Further, the group envisages the immediate launch of a new product known as “glamping”, an exercise reportedly understood to be the transformation of standard campsites into high end ones with a luxurious feel. The product, which is anticipated to boost foreign arrivals, shall jointly be launched with the refurbished Great Zimbabwe Hotel.
“In the quest to broaden our reach, the group added high end Camp Sites at Great Zimbabwe Hotel and Caribbea Bay Resort in the third quarter. This new product, known as “glamping”, because of the more luxurious feel compared to a standard campsite, has already hosted the maiden group of guests at Caribbea Bay Resort in October 2019.
“The market is excited about this new development and we anticipate an increase in foreign arrivals at these properties as we go into 2020. An official launch of this product will be announced to the market soon and this will include a completed Great Zimbabwe Hotel refurbishment,” said the management.

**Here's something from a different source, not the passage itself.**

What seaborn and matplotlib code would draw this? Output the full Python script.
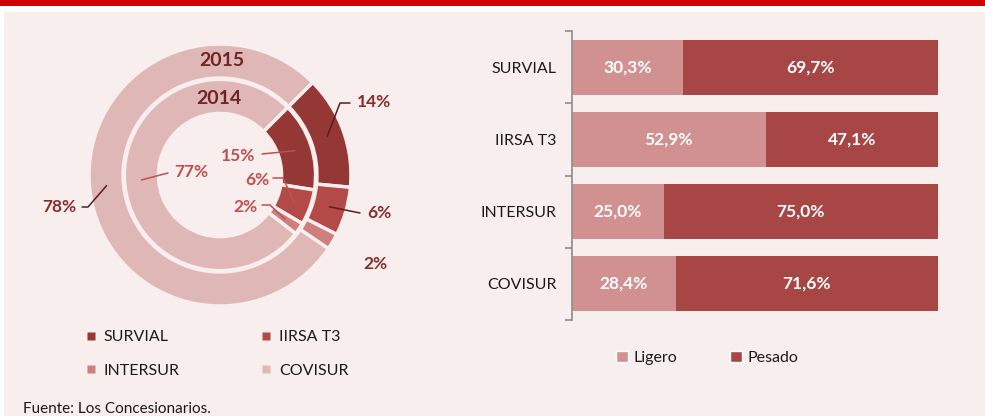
import matplotlib
matplotlib.use('Agg')
import matplotlib.pyplot as plt
import seaborn as sns
import pandas as pd
import numpy as np
from matplotlib.patches import Rectangle, Patch
from matplotlib.lines import Line2D

# ---------------- data ----------------
companies = ['SURVIAL', 'IIRSA T3', 'INTERSUR', 'COVISUR']
share_2015 = [14, 6, 2, 78]
share_2014 = [15, 6, 2, 77]
year_labels = ['2015', '2014']

bar_cats = ['SURVIAL', 'IIRSA T3', 'INTERSUR', 'COVISUR']
ligero = [30.3, 52.9, 25.0, 28.4]
pesado = [69.7, 47.1, 75.0, 71.6]
series_names = ['Ligero', 'Pesado']
source_text = 'Fuente: Los Concesionarios.'

# ---------------- style ----------------
ring_colors = ['#953735', '#B34A48', '#CD7F7E', '#DFB7B6']
ligero_c = '#D09190'
pesado_c = '#A84545'
pink = '#F9EEEE'
outer_lbl_c = '#8A2C2C'
inner_lbl_c = '#C0504D'
year_c = '#6E2424'

sns.set_theme(style='white')
plt.rcParams['font.family'] = ['Lato', 'DejaVu Sans']

W, H = 985, 416
fig = plt.figure(figsize=(W / 100, H / 100), dpi=100)
fig.patch.set_facecolor('white')

def fx(px):
    return px / W

def fy(py):
    return 1 - py / H

# background panel and red band
fig.patches.append(Rectangle((fx(4), 0), 1 - fx(4), fy(12), transform=fig.transFigure,
                             facecolor=pink, edgecolor='none', zorder=-10))
fig.patches.append(Rectangle((0, fy(6)), 1, 6 / H, transform=fig.transFigure,
                             facecolor='#CF0000', edgecolor='none', zorder=-10))

# ---------------- donut ----------------
CX, CY, R = 220, 175, 131
ax1 = fig.add_axes([fx(CX - 160), fy(CY + 160), 320 / W, 320 / H])
ax1.set_facecolor('none')
start = 45
ax1.pie(share_2015, radius=1.0, startangle=start, counterclock=False, colors=ring_colors,
        wedgeprops=dict(width=0.26, edgecolor=pink, linewidth=2.5))
ax1.pie(share_2014, radius=0.73, startangle=start, counterclock=False, colors=ring_colors,
        wedgeprops=dict(width=0.26, edgecolor=pink, linewidth=2.5))
ax1.set_xlim(-160 / R, 160 / R)
ax1.set_ylim(-160 / R, 160 / R)
ax1.axis('off')

def d(px, py):
    return ((px - CX) / R, (CY - py) / R)

def mids(vals):
    cum = np.concatenate([[0], np.cumsum(vals)])
    tot = cum[-1]
    return [np.deg2rad(start - 360 * (cum[i] + cum[i + 1]) / 2 / tot) for i in range(len(vals))]

def anchor(ang, r):
    return (r * np.cos(ang), r * np.sin(ang))

m15 = mids(share_2015)
m14 = mids(share_2014)
lbl_kw = dict(fontsize=12.5, fontweight='bold', va='center')

# outer ring labels (2015)
outer_layout = [
    dict(path=[(340, 103), (350, 103)], txt=(357, 102), ha='left'),
    dict(path=[(360, 213)], txt=(367, 213), ha='left'),
    dict(path=None, txt=(375, 264), ha='center'),
    dict(path=[(88, 207), (82, 207)], txt=(76, 207), ha='right'),
]
for i, lay in enumerate(outer_layout):
    if lay['path'] is not None:
        pts = [anchor(m15[i], 0.87)] + [d(*p) for p in lay['path']]
        ax1.plot([p[0] for p in pts], [p[1] for p in pts], color='#5A1E1E', lw=1.1, clip_on=False)
    tx, ty = d(*lay['txt'])
    ax1.text(tx, ty, f'{share_2015[i]}%', ha=lay['ha'], color=outer_lbl_c, clip_on=False, **lbl_kw)

# inner ring labels (2014)
inner_layout = [
    dict(path=[(262, 154)], txt=(255, 156), ha='right'),
    dict(path=[(283, 178), (273, 178)], txt=(269, 180), ha='right'),
    dict(path=[(270, 205), (262, 205)], txt=(257, 207), ha='right'),
    dict(path=[(168, 173)], txt=(174, 172), ha='left'),
]
for i, lay in enumerate(inner_layout):
    pts = [anchor(m14[i], 0.60)] + [d(*p) for p in lay['path']]
    ax1.plot([p[0] for p in pts], [p[1] for p in pts], color=inner_lbl_c, lw=1.1, clip_on=False)
    tx, ty = d(*lay['txt'])
    ax1.text(tx, ty, f'{share_2014[i]}%', ha=lay['ha'], color=inner_lbl_c, clip_on=False, **lbl_kw)

# year labels
ax1.text(*d(222, 60), year_labels[0], ha='center', va='center', fontsize=14,
         fontweight='bold', color=year_c)
ax1.text(*d(219, 99), year_labels[1], ha='center', va='center', fontsize=14,
         fontweight='bold', color=year_c)

# donut legend (row-wise order)
order = [0, 2, 1, 3]
handles = [Line2D([], [], marker='s', linestyle='none', markersize=5.5,
                  markerfacecolor=ring_colors[k], markeredgecolor='none') for k in order]
fig.legend(handles, [companies[k] for k in order], ncol=2, loc='center left',
           bbox_to_anchor=(fx(72), fy(354)), frameon=False, fontsize=11.5,
           handlelength=0.6, handletextpad=0.5, labelspacing=1.2, columnspacing=5.1,
           labelcolor='#1A1A1A')

# ---------------- stacked bars ----------------
ax2 = fig.add_axes([fx(572), fy(320), 366 / W, 289 / H])
ax2.set_facecolor('none')
df = pd.DataFrame({'cat': bar_cats, 'ligero': ligero, 'pesado': pesado})
df['total'] = df['ligero'] + df['pesado']
sns.barplot(data=df, y='cat', x='total', color=pesado_c, saturation=1, width=0.76,
            orient='h', ax=ax2)
sns.barplot(data=df, y='cat', x='ligero', color=ligero_c, saturation=1, width=0.76,
            orient='h', ax=ax2)
for p in ax2.patches:
    p.set_edgecolor('none')
ax2.set_xlim(0, 100)
ax2.set_ylim(3.5, -0.5)
ax2.set_xlabel('')
ax2.set_ylabel('')
ax2.set_xticks([])
for s in ['top', 'right', 'bottom']:
    ax2.spines[s].set_visible(False)
ax2.spines['left'].set_color('#8C8C8C')
ax2.spines['left'].set_linewidth(1.2)
ax2.set_yticks(range(len(bar_cats)))
ax2.set_yticklabels(bar_cats, fontsize=11.5, color='#1A1A1A')
ax2.tick_params(axis='y', which='major', left=True, length=0, pad=11)
ax2.set_yticks(np.arange(-0.5, len(bar_cats), 1), minor=True)
ax2.tick_params(axis='y', which='minor', left=True, length=5, width=1.2, color='#8C8C8C',
                direction='out')

for i in range(len(bar_cats)):
    ax2.text(ligero[i] / 2, i, f'{ligero[i]:.1f}%'.replace('.', ','), ha='center', va='center',
             color='white', fontsize=12.5, fontweight='bold')
    ax2.text(ligero[i] + pesado[i] / 2, i, f'{pesado[i]:.1f}%'.replace('.', ','), ha='center',
             va='center', color='white', fontsize=12.5, fontweight='bold')

fig.legend([Patch(facecolor=ligero_c), Patch(facecolor=pesado_c)], series_names, ncol=2,
           loc='center left', bbox_to_anchor=(fx(602), fy(358)), frameon=False, fontsize=11.5,
           handlelength=0.7, handleheight=0.7, handletextpad=0.4, columnspacing=3.3,
           labelcolor='#1A1A1A')

fig.text(fx(23), fy(409), source_text, fontsize=11, va='center', ha='left', color='#1A1A1A')

fig.savefig('out.png', dpi=100, facecolor=fig.get_facecolor())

Meanwhile, African Sun recorded a drop in occupancy levels for both its local and international markets owing to “January protests and low disposable incomes” on one hand, and “general slowdown in world travel by 3 percent” on the other, coupled with “civil unrest like the Hong Kong strikes that affected arrivals”.
Year-to-date occupancy levels dropped by 11-percentage points to 47 percent from 58 percent recorded in the same nine-month period last year.
This represented a 19 percent drop in room nights sold to 206 454 from 253 661 in 2018 comparative period. Domestic and export room nights reduced by 20 percent and 26 percent respectively.
Occupancy levels for the third quarter had declined by 24 percentage points to close at 51 percent from 75 percent in the comparative prior quarter. The fall represented 32 percent decline in room nights sold to 73 929 compared to 108 448 in the 2018 comparable quarter.
Business mix for the third quarter with regards to room nights was 59 percent local and 41 percent export. The revenue split (in historical terms) for local and export for the same quarter was 46 percent and 54 percent respectively.